[What is needed] From the records, pick out and copy each line containing "that".

[Material for the task]
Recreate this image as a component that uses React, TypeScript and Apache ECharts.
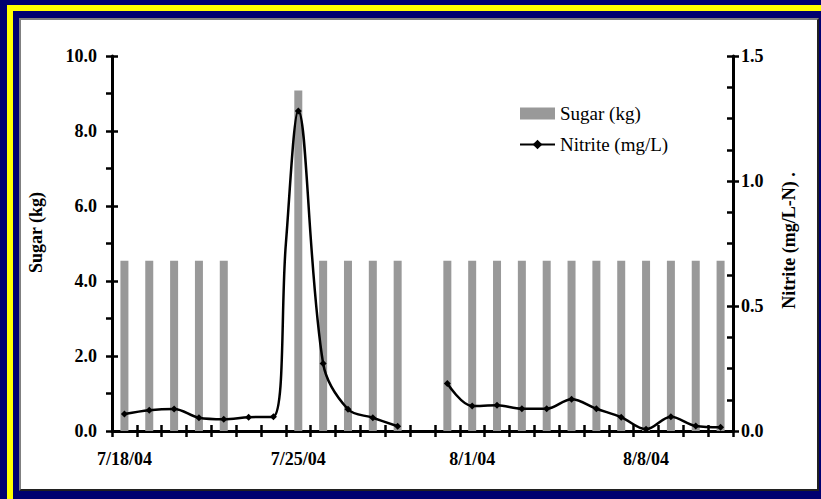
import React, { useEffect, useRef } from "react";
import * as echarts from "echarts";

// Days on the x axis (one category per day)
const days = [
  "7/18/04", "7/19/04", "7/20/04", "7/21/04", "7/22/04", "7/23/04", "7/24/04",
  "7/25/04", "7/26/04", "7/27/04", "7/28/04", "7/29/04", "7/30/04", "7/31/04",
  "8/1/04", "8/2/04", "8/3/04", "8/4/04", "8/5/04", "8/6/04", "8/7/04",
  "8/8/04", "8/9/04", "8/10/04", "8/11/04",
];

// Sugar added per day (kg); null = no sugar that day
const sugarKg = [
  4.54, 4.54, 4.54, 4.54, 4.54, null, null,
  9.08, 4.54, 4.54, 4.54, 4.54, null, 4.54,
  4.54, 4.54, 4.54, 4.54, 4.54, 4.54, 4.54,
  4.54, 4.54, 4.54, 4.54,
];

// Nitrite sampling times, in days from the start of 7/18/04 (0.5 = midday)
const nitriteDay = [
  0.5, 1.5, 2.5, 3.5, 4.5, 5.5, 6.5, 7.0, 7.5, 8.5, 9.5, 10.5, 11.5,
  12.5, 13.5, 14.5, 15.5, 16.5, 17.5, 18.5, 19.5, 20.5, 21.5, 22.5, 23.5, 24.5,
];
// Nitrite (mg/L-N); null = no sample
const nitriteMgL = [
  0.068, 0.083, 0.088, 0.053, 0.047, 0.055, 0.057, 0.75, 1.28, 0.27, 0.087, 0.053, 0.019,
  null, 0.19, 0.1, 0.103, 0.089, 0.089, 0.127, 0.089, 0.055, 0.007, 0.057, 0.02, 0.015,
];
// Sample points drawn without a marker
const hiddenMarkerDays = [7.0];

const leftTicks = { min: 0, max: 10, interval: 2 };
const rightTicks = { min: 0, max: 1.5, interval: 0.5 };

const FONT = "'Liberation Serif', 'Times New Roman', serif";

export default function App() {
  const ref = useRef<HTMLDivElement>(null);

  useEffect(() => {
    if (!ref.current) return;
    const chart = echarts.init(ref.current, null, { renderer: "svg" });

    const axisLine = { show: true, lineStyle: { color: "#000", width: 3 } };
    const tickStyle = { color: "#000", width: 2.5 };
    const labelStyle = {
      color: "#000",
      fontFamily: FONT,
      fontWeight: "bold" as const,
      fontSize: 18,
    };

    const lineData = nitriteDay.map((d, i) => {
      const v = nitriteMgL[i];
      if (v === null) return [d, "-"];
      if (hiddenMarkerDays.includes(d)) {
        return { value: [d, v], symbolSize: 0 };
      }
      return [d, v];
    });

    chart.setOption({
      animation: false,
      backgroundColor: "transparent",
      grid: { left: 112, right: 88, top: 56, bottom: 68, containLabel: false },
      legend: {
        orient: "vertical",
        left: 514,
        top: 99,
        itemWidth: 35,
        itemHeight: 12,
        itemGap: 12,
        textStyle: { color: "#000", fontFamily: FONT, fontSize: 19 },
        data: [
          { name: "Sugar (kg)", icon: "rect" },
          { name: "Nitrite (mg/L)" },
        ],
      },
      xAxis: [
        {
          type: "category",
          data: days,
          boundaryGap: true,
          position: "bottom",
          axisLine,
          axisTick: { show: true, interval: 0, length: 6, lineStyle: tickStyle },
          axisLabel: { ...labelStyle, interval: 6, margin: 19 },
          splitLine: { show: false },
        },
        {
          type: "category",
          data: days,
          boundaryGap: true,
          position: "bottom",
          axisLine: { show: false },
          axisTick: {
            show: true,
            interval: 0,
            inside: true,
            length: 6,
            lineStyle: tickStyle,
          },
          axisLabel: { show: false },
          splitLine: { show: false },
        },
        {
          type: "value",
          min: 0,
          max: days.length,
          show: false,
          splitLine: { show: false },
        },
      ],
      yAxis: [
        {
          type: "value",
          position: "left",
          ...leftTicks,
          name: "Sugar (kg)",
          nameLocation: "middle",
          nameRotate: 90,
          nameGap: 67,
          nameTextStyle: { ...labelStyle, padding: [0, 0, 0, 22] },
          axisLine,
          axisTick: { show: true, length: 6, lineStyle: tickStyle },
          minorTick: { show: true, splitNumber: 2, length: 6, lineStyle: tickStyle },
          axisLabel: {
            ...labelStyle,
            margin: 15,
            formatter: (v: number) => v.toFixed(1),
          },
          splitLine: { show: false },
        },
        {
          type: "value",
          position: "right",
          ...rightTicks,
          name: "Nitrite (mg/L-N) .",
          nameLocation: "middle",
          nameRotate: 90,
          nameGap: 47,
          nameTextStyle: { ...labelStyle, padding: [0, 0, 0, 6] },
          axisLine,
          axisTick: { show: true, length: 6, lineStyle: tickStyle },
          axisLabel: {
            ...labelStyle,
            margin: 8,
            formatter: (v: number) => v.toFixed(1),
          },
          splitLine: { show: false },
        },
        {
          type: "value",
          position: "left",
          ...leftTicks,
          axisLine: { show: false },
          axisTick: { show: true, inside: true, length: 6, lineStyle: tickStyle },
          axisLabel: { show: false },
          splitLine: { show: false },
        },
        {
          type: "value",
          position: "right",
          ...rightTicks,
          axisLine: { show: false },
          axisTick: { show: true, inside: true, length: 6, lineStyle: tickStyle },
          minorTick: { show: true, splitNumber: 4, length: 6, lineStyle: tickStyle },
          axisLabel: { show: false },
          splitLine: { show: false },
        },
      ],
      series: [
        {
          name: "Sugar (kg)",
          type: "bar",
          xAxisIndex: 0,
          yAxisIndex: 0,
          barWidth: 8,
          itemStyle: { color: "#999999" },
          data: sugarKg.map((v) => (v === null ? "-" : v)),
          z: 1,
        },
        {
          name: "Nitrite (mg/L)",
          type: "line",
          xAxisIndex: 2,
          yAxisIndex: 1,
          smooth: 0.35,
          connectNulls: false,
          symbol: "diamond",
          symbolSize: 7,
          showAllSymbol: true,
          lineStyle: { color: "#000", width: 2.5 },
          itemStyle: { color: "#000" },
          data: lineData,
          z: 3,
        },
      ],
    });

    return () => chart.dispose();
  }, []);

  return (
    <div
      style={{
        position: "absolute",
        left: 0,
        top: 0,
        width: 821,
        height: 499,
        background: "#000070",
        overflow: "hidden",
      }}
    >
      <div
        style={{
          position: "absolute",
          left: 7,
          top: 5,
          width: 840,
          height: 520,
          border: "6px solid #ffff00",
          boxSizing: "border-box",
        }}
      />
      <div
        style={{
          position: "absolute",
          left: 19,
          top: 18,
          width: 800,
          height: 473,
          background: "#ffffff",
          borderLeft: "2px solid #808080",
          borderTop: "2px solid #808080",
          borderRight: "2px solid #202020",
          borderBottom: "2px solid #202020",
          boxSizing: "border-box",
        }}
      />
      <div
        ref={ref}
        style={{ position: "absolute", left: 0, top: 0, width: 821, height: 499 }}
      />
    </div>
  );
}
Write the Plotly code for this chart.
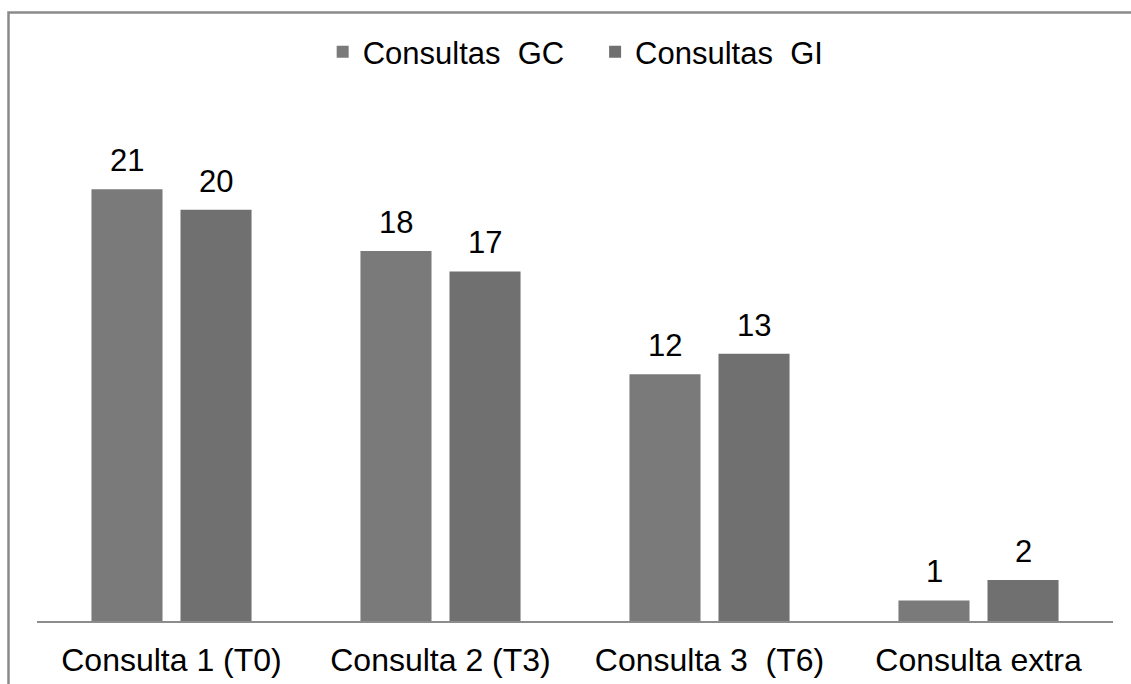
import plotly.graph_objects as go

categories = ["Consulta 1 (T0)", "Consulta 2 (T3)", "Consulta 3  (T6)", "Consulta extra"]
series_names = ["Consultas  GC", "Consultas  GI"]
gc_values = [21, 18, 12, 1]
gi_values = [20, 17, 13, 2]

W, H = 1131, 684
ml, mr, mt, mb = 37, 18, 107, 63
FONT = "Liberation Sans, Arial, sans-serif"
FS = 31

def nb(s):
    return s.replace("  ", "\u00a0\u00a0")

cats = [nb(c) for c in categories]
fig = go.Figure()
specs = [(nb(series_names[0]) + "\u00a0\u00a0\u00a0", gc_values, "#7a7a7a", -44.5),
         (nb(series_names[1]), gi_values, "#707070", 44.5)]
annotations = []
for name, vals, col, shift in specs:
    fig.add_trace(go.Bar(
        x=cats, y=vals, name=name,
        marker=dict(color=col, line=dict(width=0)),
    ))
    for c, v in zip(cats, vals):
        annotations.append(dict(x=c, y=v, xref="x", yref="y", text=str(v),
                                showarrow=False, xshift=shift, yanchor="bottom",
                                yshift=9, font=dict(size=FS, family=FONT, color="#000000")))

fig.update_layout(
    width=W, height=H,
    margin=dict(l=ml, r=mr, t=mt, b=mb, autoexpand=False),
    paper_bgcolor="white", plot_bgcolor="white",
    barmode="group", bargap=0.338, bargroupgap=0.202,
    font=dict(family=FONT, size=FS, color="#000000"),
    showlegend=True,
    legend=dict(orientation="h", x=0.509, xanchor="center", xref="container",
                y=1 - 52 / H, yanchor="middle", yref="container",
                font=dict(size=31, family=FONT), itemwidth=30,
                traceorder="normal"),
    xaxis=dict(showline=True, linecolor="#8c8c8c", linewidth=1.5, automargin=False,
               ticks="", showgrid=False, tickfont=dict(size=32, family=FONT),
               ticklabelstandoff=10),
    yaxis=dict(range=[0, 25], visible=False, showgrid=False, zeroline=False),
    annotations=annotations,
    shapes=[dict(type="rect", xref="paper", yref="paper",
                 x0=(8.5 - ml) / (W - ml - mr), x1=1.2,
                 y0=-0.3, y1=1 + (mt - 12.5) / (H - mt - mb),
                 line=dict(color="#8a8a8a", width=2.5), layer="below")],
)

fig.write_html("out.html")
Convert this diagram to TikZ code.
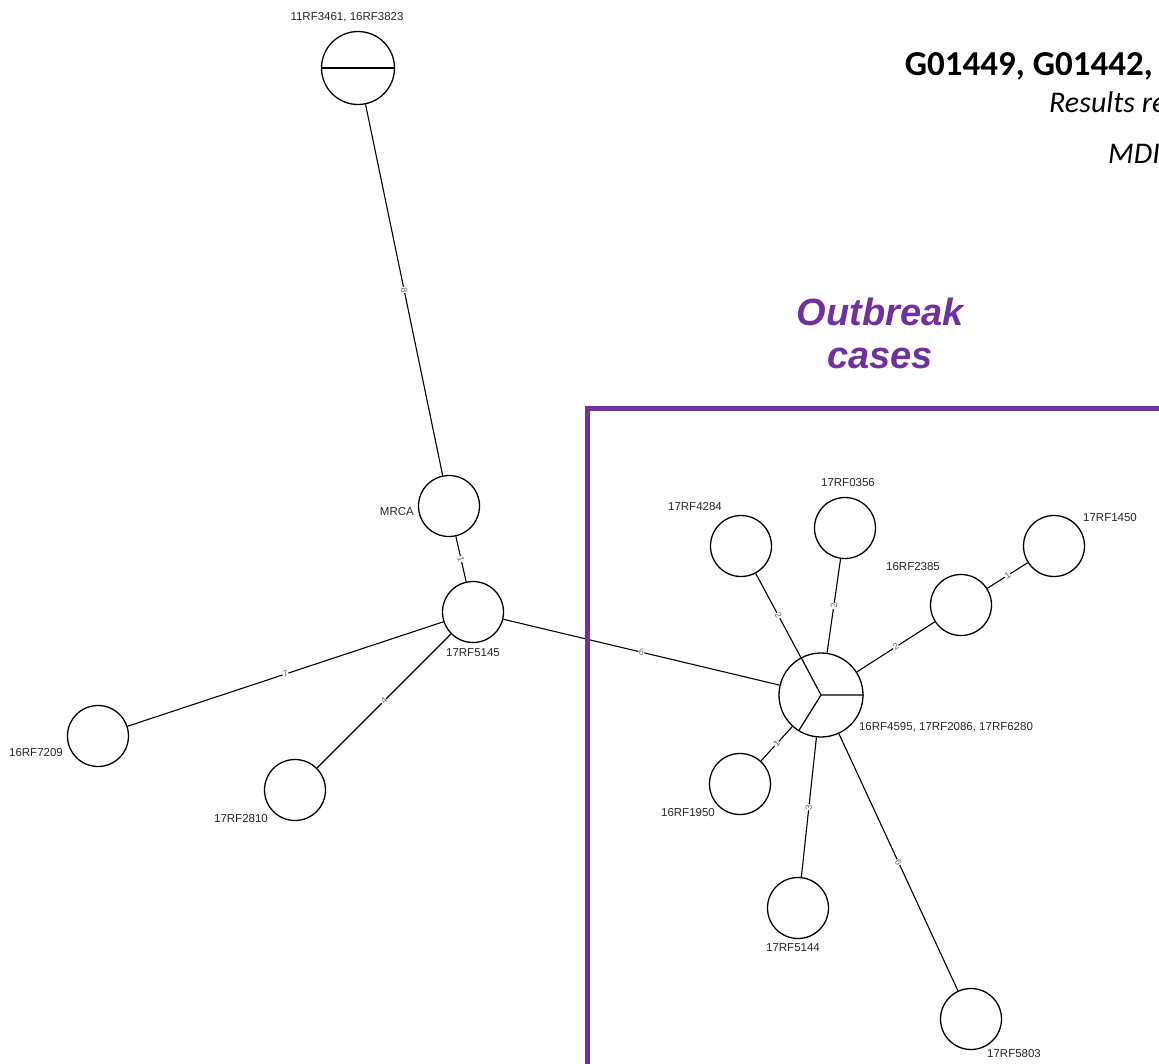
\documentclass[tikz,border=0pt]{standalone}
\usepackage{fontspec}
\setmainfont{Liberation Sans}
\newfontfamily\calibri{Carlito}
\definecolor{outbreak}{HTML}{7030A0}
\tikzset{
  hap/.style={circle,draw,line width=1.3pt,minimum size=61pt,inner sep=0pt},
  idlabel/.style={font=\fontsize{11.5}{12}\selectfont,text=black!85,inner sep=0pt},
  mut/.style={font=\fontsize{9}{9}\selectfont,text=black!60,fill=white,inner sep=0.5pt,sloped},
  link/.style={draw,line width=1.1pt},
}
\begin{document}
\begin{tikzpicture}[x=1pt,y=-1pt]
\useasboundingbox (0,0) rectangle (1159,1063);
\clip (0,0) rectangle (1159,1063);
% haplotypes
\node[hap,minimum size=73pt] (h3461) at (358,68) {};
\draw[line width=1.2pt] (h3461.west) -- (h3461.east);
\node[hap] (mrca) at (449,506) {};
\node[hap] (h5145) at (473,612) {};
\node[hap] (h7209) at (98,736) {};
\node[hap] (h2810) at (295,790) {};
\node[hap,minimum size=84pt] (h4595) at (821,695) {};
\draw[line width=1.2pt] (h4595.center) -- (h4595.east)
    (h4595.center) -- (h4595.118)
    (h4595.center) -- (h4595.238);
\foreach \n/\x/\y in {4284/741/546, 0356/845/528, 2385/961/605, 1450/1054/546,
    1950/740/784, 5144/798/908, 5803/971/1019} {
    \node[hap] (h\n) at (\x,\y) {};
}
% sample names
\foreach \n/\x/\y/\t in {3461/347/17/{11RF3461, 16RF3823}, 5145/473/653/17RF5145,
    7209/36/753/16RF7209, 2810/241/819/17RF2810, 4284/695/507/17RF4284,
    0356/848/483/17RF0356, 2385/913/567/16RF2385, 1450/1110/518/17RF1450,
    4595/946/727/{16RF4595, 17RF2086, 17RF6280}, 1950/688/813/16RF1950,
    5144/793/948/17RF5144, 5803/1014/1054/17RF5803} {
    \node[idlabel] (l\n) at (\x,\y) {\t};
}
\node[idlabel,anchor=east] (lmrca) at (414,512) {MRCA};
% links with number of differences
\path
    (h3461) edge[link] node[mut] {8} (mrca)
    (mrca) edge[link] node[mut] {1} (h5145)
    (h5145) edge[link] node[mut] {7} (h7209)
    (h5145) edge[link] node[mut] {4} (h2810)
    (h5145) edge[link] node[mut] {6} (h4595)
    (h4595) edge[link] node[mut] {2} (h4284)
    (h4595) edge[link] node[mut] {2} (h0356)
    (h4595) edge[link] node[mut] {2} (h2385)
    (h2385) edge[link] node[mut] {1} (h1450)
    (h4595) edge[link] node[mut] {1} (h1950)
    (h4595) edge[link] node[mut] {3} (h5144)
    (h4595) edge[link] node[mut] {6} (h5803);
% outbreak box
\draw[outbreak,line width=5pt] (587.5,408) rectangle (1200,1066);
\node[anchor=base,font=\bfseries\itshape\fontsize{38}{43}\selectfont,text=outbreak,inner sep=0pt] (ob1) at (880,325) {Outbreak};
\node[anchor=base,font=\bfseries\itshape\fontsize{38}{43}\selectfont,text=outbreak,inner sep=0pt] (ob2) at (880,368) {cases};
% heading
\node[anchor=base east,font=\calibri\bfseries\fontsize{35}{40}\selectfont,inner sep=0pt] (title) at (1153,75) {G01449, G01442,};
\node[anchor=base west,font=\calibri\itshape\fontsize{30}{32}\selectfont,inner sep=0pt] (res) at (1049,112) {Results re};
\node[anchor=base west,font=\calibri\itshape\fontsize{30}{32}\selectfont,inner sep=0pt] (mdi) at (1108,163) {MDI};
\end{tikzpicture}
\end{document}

[Solution to this exercise]
Recreate this image as a component that uses React, TypeScript and Apache ECharts.
// Sugar added per day (kg); null = no sugar that day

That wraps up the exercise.